(Collected material):
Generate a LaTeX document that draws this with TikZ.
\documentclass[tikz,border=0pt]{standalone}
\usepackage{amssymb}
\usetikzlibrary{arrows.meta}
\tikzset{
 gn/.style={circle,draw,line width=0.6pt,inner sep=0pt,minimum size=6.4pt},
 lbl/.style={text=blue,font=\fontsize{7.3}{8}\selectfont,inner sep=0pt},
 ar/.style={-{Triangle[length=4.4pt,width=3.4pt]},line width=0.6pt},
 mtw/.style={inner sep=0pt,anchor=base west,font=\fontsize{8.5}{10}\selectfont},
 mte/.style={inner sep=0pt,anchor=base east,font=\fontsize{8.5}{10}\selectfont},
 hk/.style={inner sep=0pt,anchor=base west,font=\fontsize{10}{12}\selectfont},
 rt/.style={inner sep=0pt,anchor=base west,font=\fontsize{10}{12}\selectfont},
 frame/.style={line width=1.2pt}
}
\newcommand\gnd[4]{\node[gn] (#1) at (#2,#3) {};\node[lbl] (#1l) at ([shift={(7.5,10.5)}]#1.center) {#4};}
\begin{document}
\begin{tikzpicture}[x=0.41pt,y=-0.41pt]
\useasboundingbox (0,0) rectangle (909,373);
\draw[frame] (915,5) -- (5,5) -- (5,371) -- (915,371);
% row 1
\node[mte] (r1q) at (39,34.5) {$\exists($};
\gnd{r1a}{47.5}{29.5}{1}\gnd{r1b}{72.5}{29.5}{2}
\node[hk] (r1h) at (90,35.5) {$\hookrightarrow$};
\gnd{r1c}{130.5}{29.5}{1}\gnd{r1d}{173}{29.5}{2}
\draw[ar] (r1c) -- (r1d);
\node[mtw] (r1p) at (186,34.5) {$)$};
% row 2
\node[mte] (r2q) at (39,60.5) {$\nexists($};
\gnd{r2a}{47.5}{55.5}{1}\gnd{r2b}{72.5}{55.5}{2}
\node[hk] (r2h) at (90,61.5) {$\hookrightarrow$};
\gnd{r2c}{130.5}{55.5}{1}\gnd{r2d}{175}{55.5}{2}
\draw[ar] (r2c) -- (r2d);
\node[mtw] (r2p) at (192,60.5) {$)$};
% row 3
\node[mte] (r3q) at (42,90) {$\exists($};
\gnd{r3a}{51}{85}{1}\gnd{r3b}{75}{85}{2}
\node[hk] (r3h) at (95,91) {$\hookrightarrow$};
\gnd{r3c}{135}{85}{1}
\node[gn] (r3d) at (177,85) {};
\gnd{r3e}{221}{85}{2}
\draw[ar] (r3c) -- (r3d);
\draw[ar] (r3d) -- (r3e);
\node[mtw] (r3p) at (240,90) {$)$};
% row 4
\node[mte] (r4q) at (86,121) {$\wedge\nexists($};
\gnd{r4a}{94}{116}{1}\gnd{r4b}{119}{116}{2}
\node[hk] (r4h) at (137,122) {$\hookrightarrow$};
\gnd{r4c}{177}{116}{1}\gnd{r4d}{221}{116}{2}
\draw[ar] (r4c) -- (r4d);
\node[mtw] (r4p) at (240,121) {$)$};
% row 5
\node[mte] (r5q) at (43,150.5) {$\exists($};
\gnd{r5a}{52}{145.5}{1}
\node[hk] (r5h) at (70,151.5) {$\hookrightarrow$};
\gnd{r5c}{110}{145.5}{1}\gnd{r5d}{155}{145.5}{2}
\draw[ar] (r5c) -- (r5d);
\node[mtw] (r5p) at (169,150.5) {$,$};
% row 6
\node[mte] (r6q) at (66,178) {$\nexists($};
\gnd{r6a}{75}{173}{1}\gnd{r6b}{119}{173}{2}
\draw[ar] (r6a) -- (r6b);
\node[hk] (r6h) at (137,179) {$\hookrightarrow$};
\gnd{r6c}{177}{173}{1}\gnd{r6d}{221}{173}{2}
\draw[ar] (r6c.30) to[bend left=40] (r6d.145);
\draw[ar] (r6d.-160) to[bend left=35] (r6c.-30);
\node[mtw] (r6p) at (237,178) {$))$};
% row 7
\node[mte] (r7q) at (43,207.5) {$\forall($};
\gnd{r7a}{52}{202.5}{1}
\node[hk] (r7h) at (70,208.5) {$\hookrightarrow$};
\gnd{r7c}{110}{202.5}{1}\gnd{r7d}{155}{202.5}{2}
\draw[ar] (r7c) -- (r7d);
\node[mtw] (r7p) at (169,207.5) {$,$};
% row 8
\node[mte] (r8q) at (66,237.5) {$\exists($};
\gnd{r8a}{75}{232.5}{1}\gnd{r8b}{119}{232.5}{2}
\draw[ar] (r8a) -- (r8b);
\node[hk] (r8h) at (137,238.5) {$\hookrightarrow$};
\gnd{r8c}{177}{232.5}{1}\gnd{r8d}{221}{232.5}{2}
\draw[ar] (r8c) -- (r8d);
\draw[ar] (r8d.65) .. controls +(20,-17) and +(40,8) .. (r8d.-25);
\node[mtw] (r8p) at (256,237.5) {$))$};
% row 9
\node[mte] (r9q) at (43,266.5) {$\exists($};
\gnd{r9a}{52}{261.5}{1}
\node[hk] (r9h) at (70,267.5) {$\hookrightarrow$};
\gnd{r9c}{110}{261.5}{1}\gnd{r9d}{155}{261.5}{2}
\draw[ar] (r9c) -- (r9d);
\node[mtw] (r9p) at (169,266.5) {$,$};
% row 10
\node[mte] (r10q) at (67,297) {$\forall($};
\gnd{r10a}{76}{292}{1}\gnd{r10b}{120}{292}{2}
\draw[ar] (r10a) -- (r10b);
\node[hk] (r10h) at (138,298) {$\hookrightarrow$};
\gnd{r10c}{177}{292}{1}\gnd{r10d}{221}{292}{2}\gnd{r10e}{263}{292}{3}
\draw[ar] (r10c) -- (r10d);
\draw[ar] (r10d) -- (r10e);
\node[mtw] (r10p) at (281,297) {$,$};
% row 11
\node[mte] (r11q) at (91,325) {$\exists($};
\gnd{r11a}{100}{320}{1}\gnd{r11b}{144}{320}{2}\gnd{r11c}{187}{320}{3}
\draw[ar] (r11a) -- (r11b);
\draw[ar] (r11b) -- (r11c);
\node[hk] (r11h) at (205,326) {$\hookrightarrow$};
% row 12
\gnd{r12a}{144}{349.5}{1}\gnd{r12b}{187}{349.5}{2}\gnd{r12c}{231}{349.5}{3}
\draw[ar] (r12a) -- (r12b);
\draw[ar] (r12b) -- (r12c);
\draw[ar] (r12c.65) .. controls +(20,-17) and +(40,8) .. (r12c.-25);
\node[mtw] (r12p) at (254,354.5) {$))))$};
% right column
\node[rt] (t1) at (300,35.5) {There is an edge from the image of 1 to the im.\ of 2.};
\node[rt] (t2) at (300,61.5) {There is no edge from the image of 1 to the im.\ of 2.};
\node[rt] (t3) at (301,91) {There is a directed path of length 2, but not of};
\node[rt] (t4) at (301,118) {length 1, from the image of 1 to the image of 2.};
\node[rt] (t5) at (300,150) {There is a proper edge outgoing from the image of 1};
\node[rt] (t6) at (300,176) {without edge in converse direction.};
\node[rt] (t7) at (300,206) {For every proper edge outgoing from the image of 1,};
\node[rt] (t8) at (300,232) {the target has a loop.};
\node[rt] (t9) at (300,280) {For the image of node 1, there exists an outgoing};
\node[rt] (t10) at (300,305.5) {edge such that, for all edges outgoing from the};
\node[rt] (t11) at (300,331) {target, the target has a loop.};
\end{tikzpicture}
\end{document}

(Written exercise):
Quote the entire listing above exactly.

(Response to this exercise):
Generate a LaTeX document that draws this with TikZ.
\documentclass[tikz,border=0pt]{standalone}
\usepackage{amssymb}
\usetikzlibrary{arrows.meta}
\tikzset{
 gn/.style={circle,draw,line width=0.6pt,inner sep=0pt,minimum size=6.4pt},
 lbl/.style={text=blue,font=\fontsize{7.3}{8}\selectfont,inner sep=0pt},
 ar/.style={-{Triangle[length=4.4pt,width=3.4pt]},line width=0.6pt},
 mtw/.style={inner sep=0pt,anchor=base west,font=\fontsize{8.5}{10}\selectfont},
 mte/.style={inner sep=0pt,anchor=base east,font=\fontsize{8.5}{10}\selectfont},
 hk/.style={inner sep=0pt,anchor=base west,font=\fontsize{10}{12}\selectfont},
 rt/.style={inner sep=0pt,anchor=base west,font=\fontsize{10}{12}\selectfont},
 frame/.style={line width=1.2pt}
}
\newcommand\gnd[4]{\node[gn] (#1) at (#2,#3) {};\node[lbl] (#1l) at ([shift={(7.5,10.5)}]#1.center) {#4};}
\begin{document}
\begin{tikzpicture}[x=0.41pt,y=-0.41pt]
\useasboundingbox (0,0) rectangle (909,373);
\draw[frame] (915,5) -- (5,5) -- (5,371) -- (915,371);
% row 1
\node[mte] (r1q) at (39,34.5) {$\exists($};
\gnd{r1a}{47.5}{29.5}{1}\gnd{r1b}{72.5}{29.5}{2}
\node[hk] (r1h) at (90,35.5) {$\hookrightarrow$};
\gnd{r1c}{130.5}{29.5}{1}\gnd{r1d}{173}{29.5}{2}
\draw[ar] (r1c) -- (r1d);
\node[mtw] (r1p) at (186,34.5) {$)$};
% row 2
\node[mte] (r2q) at (39,60.5) {$\nexists($};
\gnd{r2a}{47.5}{55.5}{1}\gnd{r2b}{72.5}{55.5}{2}
\node[hk] (r2h) at (90,61.5) {$\hookrightarrow$};
\gnd{r2c}{130.5}{55.5}{1}\gnd{r2d}{175}{55.5}{2}
\draw[ar] (r2c) -- (r2d);
\node[mtw] (r2p) at (192,60.5) {$)$};
% row 3
\node[mte] (r3q) at (42,90) {$\exists($};
\gnd{r3a}{51}{85}{1}\gnd{r3b}{75}{85}{2}
\node[hk] (r3h) at (95,91) {$\hookrightarrow$};
\gnd{r3c}{135}{85}{1}
\node[gn] (r3d) at (177,85) {};
\gnd{r3e}{221}{85}{2}
\draw[ar] (r3c) -- (r3d);
\draw[ar] (r3d) -- (r3e);
\node[mtw] (r3p) at (240,90) {$)$};
% row 4
\node[mte] (r4q) at (86,121) {$\wedge\nexists($};
\gnd{r4a}{94}{116}{1}\gnd{r4b}{119}{116}{2}
\node[hk] (r4h) at (137,122) {$\hookrightarrow$};
\gnd{r4c}{177}{116}{1}\gnd{r4d}{221}{116}{2}
\draw[ar] (r4c) -- (r4d);
\node[mtw] (r4p) at (240,121) {$)$};
% row 5
\node[mte] (r5q) at (43,150.5) {$\exists($};
\gnd{r5a}{52}{145.5}{1}
\node[hk] (r5h) at (70,151.5) {$\hookrightarrow$};
\gnd{r5c}{110}{145.5}{1}\gnd{r5d}{155}{145.5}{2}
\draw[ar] (r5c) -- (r5d);
\node[mtw] (r5p) at (169,150.5) {$,$};
% row 6
\node[mte] (r6q) at (66,178) {$\nexists($};
\gnd{r6a}{75}{173}{1}\gnd{r6b}{119}{173}{2}
\draw[ar] (r6a) -- (r6b);
\node[hk] (r6h) at (137,179) {$\hookrightarrow$};
\gnd{r6c}{177}{173}{1}\gnd{r6d}{221}{173}{2}
\draw[ar] (r6c.30) to[bend left=40] (r6d.145);
\draw[ar] (r6d.-160) to[bend left=35] (r6c.-30);
\node[mtw] (r6p) at (237,178) {$))$};
% row 7
\node[mte] (r7q) at (43,207.5) {$\forall($};
\gnd{r7a}{52}{202.5}{1}
\node[hk] (r7h) at (70,208.5) {$\hookrightarrow$};
\gnd{r7c}{110}{202.5}{1}\gnd{r7d}{155}{202.5}{2}
\draw[ar] (r7c) -- (r7d);
\node[mtw] (r7p) at (169,207.5) {$,$};
% row 8
\node[mte] (r8q) at (66,237.5) {$\exists($};
\gnd{r8a}{75}{232.5}{1}\gnd{r8b}{119}{232.5}{2}
\draw[ar] (r8a) -- (r8b);
\node[hk] (r8h) at (137,238.5) {$\hookrightarrow$};
\gnd{r8c}{177}{232.5}{1}\gnd{r8d}{221}{232.5}{2}
\draw[ar] (r8c) -- (r8d);
\draw[ar] (r8d.65) .. controls +(20,-17) and +(40,8) .. (r8d.-25);
\node[mtw] (r8p) at (256,237.5) {$))$};
% row 9
\node[mte] (r9q) at (43,266.5) {$\exists($};
\gnd{r9a}{52}{261.5}{1}
\node[hk] (r9h) at (70,267.5) {$\hookrightarrow$};
\gnd{r9c}{110}{261.5}{1}\gnd{r9d}{155}{261.5}{2}
\draw[ar] (r9c) -- (r9d);
\node[mtw] (r9p) at (169,266.5) {$,$};
% row 10
\node[mte] (r10q) at (67,297) {$\forall($};
\gnd{r10a}{76}{292}{1}\gnd{r10b}{120}{292}{2}
\draw[ar] (r10a) -- (r10b);
\node[hk] (r10h) at (138,298) {$\hookrightarrow$};
\gnd{r10c}{177}{292}{1}\gnd{r10d}{221}{292}{2}\gnd{r10e}{263}{292}{3}
\draw[ar] (r10c) -- (r10d);
\draw[ar] (r10d) -- (r10e);
\node[mtw] (r10p) at (281,297) {$,$};
% row 11
\node[mte] (r11q) at (91,325) {$\exists($};
\gnd{r11a}{100}{320}{1}\gnd{r11b}{144}{320}{2}\gnd{r11c}{187}{320}{3}
\draw[ar] (r11a) -- (r11b);
\draw[ar] (r11b) -- (r11c);
\node[hk] (r11h) at (205,326) {$\hookrightarrow$};
% row 12
\gnd{r12a}{144}{349.5}{1}\gnd{r12b}{187}{349.5}{2}\gnd{r12c}{231}{349.5}{3}
\draw[ar] (r12a) -- (r12b);
\draw[ar] (r12b) -- (r12c);
\draw[ar] (r12c.65) .. controls +(20,-17) and +(40,8) .. (r12c.-25);
\node[mtw] (r12p) at (254,354.5) {$))))$};
% right column
\node[rt] (t1) at (300,35.5) {There is an edge from the image of 1 to the im.\ of 2.};
\node[rt] (t2) at (300,61.5) {There is no edge from the image of 1 to the im.\ of 2.};
\node[rt] (t3) at (301,91) {There is a directed path of length 2, but not of};
\node[rt] (t4) at (301,118) {length 1, from the image of 1 to the image of 2.};
\node[rt] (t5) at (300,150) {There is a proper edge outgoing from the image of 1};
\node[rt] (t6) at (300,176) {without edge in converse direction.};
\node[rt] (t7) at (300,206) {For every proper edge outgoing from the image of 1,};
\node[rt] (t8) at (300,232) {the target has a loop.};
\node[rt] (t9) at (300,280) {For the image of node 1, there exists an outgoing};
\node[rt] (t10) at (300,305.5) {edge such that, for all edges outgoing from the};
\node[rt] (t11) at (300,331) {target, the target has a loop.};
\end{tikzpicture}
\end{document}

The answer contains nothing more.